A memorial service will be held at 2:00 PM, Saturday, February 10, 2024 at The Pines.

Memorials in his name may be made to: The Chattooga Conservancy or The Blue Ridge Conservancy.

William Ward Lasley Sr. ’47

William Ward Lasley, Sr., 96, died February 2, 2024, in the room in which he was born on West Davis Street in Burlington, NC, on October 13, 1927.  His parents, Ralph Kerr Lasley and Jennie (Trix) Howe Ward, were also Burlington natives from 1887 and 1898.  He was valedictorian of the Burlington High School class of 1944, as his father was in 1906.  He attended Davidson College for 3 academic years before 3 days at Fort Bragg for the Army pre-induction physical convinced him the Navy could not be worse.  A member of Beta Theta Pi, he was manager of the Thompson boarding house for a year while playing football and basketball, and sprinting and long jump.  

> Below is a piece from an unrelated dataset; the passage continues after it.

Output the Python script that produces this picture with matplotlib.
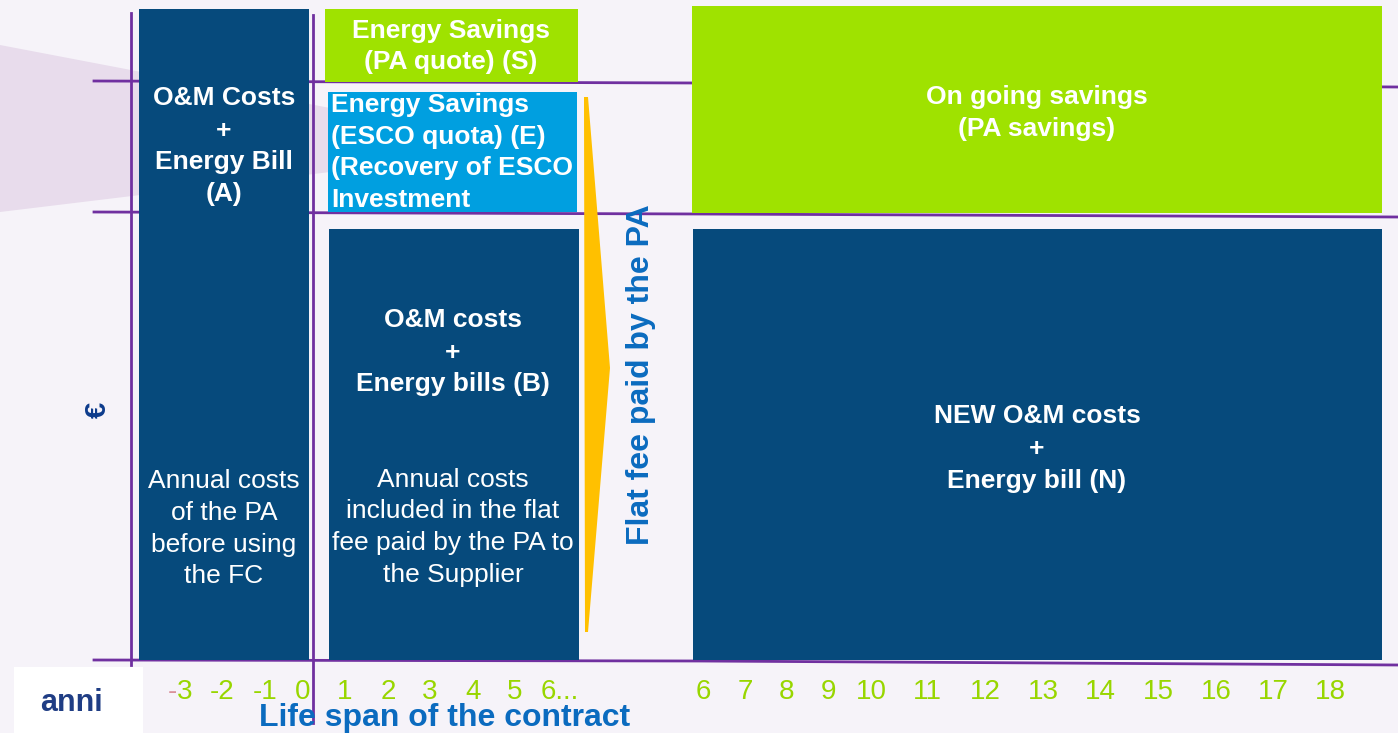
import matplotlib
matplotlib.use("Agg")
import matplotlib.pyplot as plt
from matplotlib.patches import Rectangle, Polygon
from matplotlib import font_manager

# ---------------- data ----------------
years_before = ["-3", "-2", "-1", "0"]
years_contract = ["1", "2", "3", "4", "5", "6..."]
years_after = ["6", "7", "8", "9", "10", "11", "12", "13", "14", "15", "16", "17", "18"]

box_names = ["A", "S", "E", "B", "G", "N"]
box_titles = [
    ["O&M Costs", "+", "Energy Bill", "(A)"],
    ["Energy Savings", "(PA quote) (S)"],
    ["Energy Savings", "(ESCO quota) (E)", "(Recovery of ESCO", "Investment"],
    ["O&M costs", "+", "Energy bills (B)"],
    ["On going savings", "(PA savings)"],
    ["NEW O&M costs", "+", "Energy bill (N)"],
]
box_notes = [
    ["Annual costs", "of the PA", "before using", "the FC"],
    [],
    [],
    ["Annual costs", "included in the flat", "fee paid by the PA to", "the Supplier"],
    [],
    [],
]
x_title = "Life span of the contract"
y_title = "€"
arrow_label = "Flat fee paid by the PA"
unit_label = "anni"

# ---------------- layout (pixel space) ----------------
W, H = 1398, 733
NAVY = "#064a7c"
GREEN = "#9fe200"
BLUE = "#009fe0"
PURPLE = "#7030a0"
TICKG = "#98d600"
TXTBLUE = "#0b6bbf"
SANS = "Liberation Sans"

try:
    font_manager.findfont("Liberation Sans Narrow", fallback_to_default=False)
    NARROW, TICKSIZE = "Liberation Sans Narrow", 21
except Exception:
    NARROW, TICKSIZE = SANS, 20

box_geom = {  # x0, y0, x1, y1
    "A": (139, 9, 309, 660),
    "S": (325, 9, 578, 82),
    "E": (328, 92, 577, 212),
    "B": (329, 229, 579, 660),
    "G": (692, 6, 1382, 213),
    "N": (693, 229, 1382, 660),
}
box_color = {"A": NAVY, "S": GREEN, "E": BLUE, "B": NAVY, "G": GREEN, "N": NAVY}
title_x = {"A": 224, "S": 451, "E": 331, "B": 453, "G": 1037, "N": 1037}
title_base = {"A": [105, 138, 169, 201], "S": [38, 69], "E": [112, 144, 175, 207],
              "B": [327, 360, 391], "G": [104, 136], "N": [423, 456, 488]}
title_align = {"A": "center", "S": "center", "E": "left", "B": "center",
               "G": "center", "N": "center"}
note_x = {"A": 224, "B": 453}
note_base = {"A": [488, 520, 552, 583], "B": [487, 518, 550, 582]}

x_before = [180, 222, 265, 303]
x_contract = [345, 388, 430, 473, 515, 560]
x_after = [703, 745, 786, 829, 871, 927, 985, 1043, 1100, 1158, 1216, 1273, 1330]

fig = plt.figure(figsize=(W / 100, H / 100), dpi=100)
ax = fig.add_axes([0, 0, 1, 1])
ax.set_xlim(0, W)
ax.set_ylim(H, 0)
ax.axis("off")
fig.patch.set_facecolor("#f6f3f9")

# background wave
ax.add_patch(Polygon([(0, 45), (330, 108), (330, 172), (0, 212)], closed=True,
                     facecolor="#e8dcec", edgecolor="none", zorder=0))

# axis / grid lines
lw = 2.0
ax.plot([131, 131], [13, 665], color=PURPLE, lw=lw, zorder=1)
ax.plot([313, 313], [15, 723], color=PURPLE, lw=lw, zorder=4)
ax.plot([94, 700, W], [660, 661, 665], color=PURPLE, lw=lw, zorder=1)
ax.plot([94, 700, W], [81, 83, 87], color=PURPLE, lw=lw, zorder=1)
ax.plot([94, 700, W], [212, 214, 217], color=PURPLE, lw=lw, zorder=1)

# boxes
for name, title, note in zip(box_names, box_titles, box_notes):
    x0, y0, x1, y1 = box_geom[name]
    ax.add_patch(Rectangle((x0, y0), x1 - x0, y1 - y0, facecolor=box_color[name],
                           edgecolor="none", zorder=2))
    for line, yb in zip(title, title_base[name]):
        ax.text(title_x[name], yb, line, color="white", fontsize=19,
                fontweight="bold", family=SANS, ha=title_align[name],
                va="baseline", zorder=5)
    for line, yb in zip(note, note_base.get(name, [])):
        ax.text(note_x[name], yb, line, color="white", fontsize=19, family=SANS,
                ha="center", va="baseline", zorder=5)

# arrow
ax.add_patch(Polygon([(584, 97), (588, 97), (610, 368), (588, 632), (585, 632)],
                     closed=True, facecolor="#ffc000", edgecolor="none", zorder=3))
ax.text(641, 375, arrow_label, rotation=90, color=TXTBLUE, fontsize=23,
        fontweight="bold", family=SANS, ha="center", va="center", zorder=5)

# euro
ax.text(98, 410, y_title, rotation=90, color="#0d3b8c", fontsize=21,
        fontweight="bold", family=SANS, ha="center", va="center")

# anni box
ax.add_patch(Rectangle((14, 667), 129, 70, facecolor="white", edgecolor="none", zorder=2))
ax.text(71, 711, unit_label, color="#1f3d84", fontsize=22, fontweight="bold",
        family=NARROW, ha="center", va="baseline", zorder=5)

# ticks
tick_font = dict(color=TICKG, fontsize=TICKSIZE, family=NARROW,
                 va="baseline", zorder=5)
labels = years_before + years_contract + years_after
xs = x_before + x_contract + x_after
for lab, x in zip(labels, xs):
    if lab.startswith("-") and lab == labels[0]:
        # first minus sign is drawn in a pinkish tone in the reference
        ax.text(x - 3, 699, lab[1:], ha="left", **tick_font)
        ax.text(x - 3, 699, lab[0], color="#d9909a", fontsize=TICKSIZE,
                family=NARROW, ha="right", va="baseline", zorder=5)
    else:
        ax.text(x, 699, lab, ha="center", **tick_font)

ax.text(445, 726, x_title, color=TXTBLUE, fontsize=23, fontweight="bold",
        family=SANS, ha="center", va="baseline", zorder=5)

fig.savefig("out.png", dpi=100, facecolor=fig.get_facecolor())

He graduated from the US Naval Academy in 1950, lettering in Track.  He commanded the minehunter USS Bunting, Division 83 of 4 minesweepers, and the USS Belle Grove, LSD-2 in ’68-9, for which he was awarded the Bronze Star for operations in the Mekong Delta.  At the Office of Naval Research, he was an early project manager of deep submersible ALVIN.  

During the Arab-Israeli Six Day War in 1967, the Navy sent his four wooden-hulled, poorly-armed minesweepers to keep a non-provocative eye on the Soviet Mediterranean Fleet in the Aegean Sea.  He reported back, “Have Soviet Fleet surrounded, when do I attack?”   

As Advisor to the CNO for Mine Warfare, he and a civilian PhD performed the initial planning for the successful mining of North Vietnamese harbors in 1972, helping to end our participation in that war.  Retiring as a Captain in 1980, he continued to live in Alexandria, VA, taking his wife’s seat on its Symphony Board, until returning to Burlington in 2013.

His wife, the former Mary Webb Graham of Oxford, NC, a descendant of Gen. Wm. Davidson’s brother, predeceased him in 1984, and his son-in-law Mark Johnson in 2011.  Survivors include daughter Rebecca Graham Lasley of HIgh Point, NC, son W.W. (Bill & Liz) Lasley Jr. and granddaughter Mary of Woodbury, Connecticut, and son Ralph Augustus Lasley ’82 of Burlington.